In the listing below, locate the lines that hold the string "this". Copy those lines.

### Material shown

((

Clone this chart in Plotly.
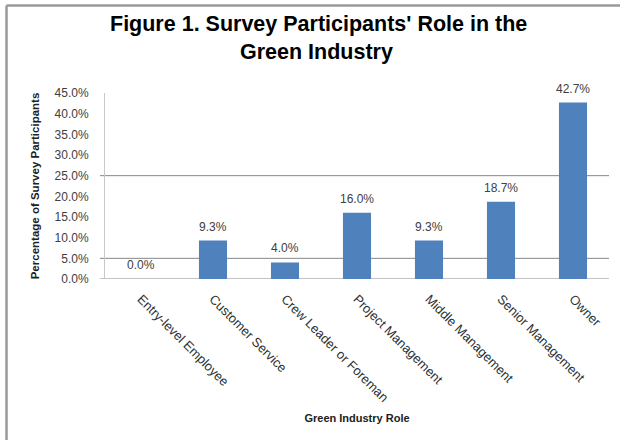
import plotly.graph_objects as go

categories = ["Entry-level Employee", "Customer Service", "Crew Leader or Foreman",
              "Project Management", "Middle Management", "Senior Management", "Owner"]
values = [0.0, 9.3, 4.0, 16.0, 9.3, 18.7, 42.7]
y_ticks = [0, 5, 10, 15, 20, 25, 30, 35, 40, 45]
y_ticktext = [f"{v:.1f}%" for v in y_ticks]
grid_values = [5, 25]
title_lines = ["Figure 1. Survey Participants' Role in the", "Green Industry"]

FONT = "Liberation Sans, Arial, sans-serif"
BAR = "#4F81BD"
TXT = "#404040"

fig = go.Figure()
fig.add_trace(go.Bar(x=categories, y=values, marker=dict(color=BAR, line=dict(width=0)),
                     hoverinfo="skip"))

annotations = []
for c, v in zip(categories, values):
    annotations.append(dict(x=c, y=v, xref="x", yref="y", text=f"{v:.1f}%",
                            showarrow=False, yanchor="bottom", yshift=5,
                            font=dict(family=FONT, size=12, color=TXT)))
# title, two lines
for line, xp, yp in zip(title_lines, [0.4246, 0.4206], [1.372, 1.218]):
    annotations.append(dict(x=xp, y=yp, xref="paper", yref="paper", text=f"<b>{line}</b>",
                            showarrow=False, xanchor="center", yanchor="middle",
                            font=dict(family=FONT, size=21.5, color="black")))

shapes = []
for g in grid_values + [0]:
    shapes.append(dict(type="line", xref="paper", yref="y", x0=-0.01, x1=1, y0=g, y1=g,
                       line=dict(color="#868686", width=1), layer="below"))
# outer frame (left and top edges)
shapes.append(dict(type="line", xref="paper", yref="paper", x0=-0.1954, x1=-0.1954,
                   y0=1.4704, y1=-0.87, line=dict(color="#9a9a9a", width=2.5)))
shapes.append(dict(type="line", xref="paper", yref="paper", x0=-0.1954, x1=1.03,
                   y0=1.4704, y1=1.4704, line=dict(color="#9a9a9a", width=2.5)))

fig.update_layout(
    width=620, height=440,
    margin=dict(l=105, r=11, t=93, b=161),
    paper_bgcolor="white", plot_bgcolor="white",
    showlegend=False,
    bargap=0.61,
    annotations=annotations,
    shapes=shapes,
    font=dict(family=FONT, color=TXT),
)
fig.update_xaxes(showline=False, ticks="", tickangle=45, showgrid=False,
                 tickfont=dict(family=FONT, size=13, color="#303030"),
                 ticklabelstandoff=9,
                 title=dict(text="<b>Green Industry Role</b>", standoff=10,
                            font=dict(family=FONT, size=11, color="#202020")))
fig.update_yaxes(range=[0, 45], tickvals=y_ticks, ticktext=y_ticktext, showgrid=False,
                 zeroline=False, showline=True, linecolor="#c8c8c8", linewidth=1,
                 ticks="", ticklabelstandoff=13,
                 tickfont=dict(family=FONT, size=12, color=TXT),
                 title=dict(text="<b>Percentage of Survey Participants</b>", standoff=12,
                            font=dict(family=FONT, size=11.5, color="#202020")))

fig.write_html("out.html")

))
((

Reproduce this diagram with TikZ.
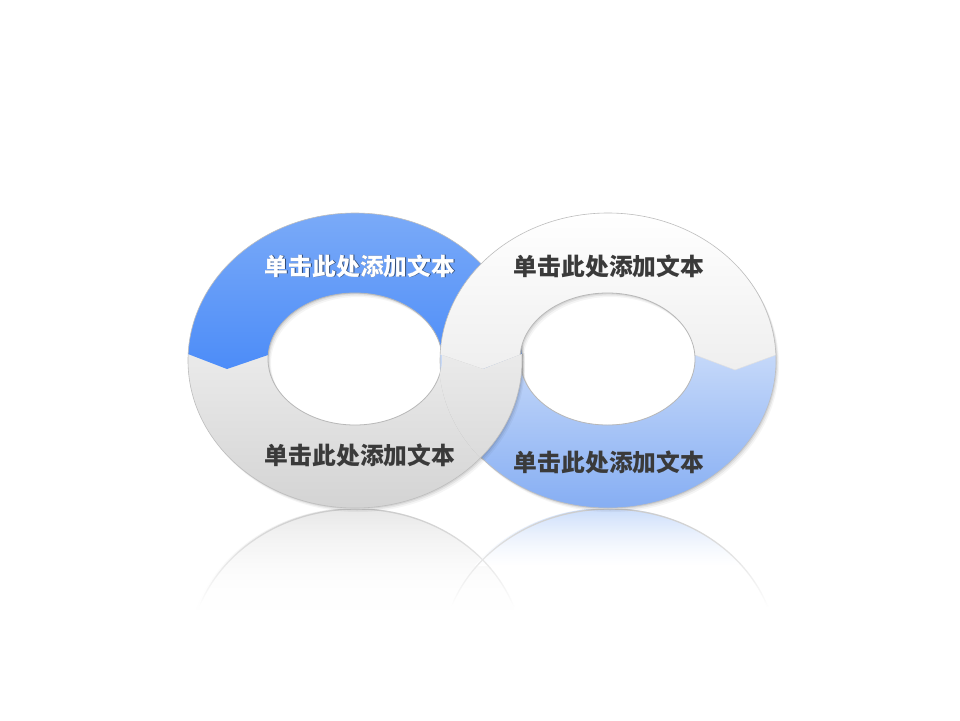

))
((

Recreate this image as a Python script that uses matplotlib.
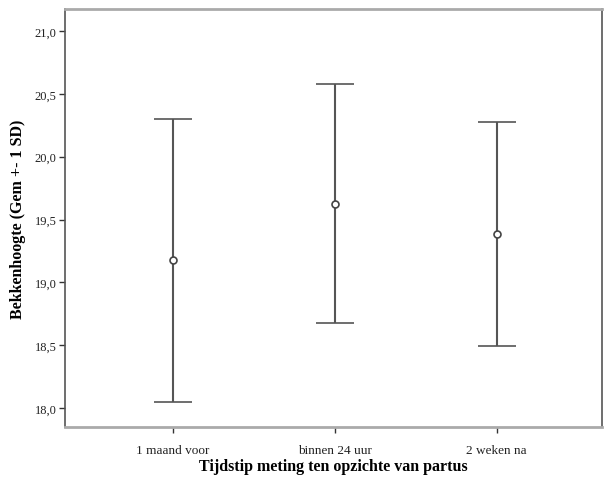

))

### Output below
Clone this chart in Plotly.
Reproduce this diagram with TikZ.
Recreate this image as a Python script that uses matplotlib.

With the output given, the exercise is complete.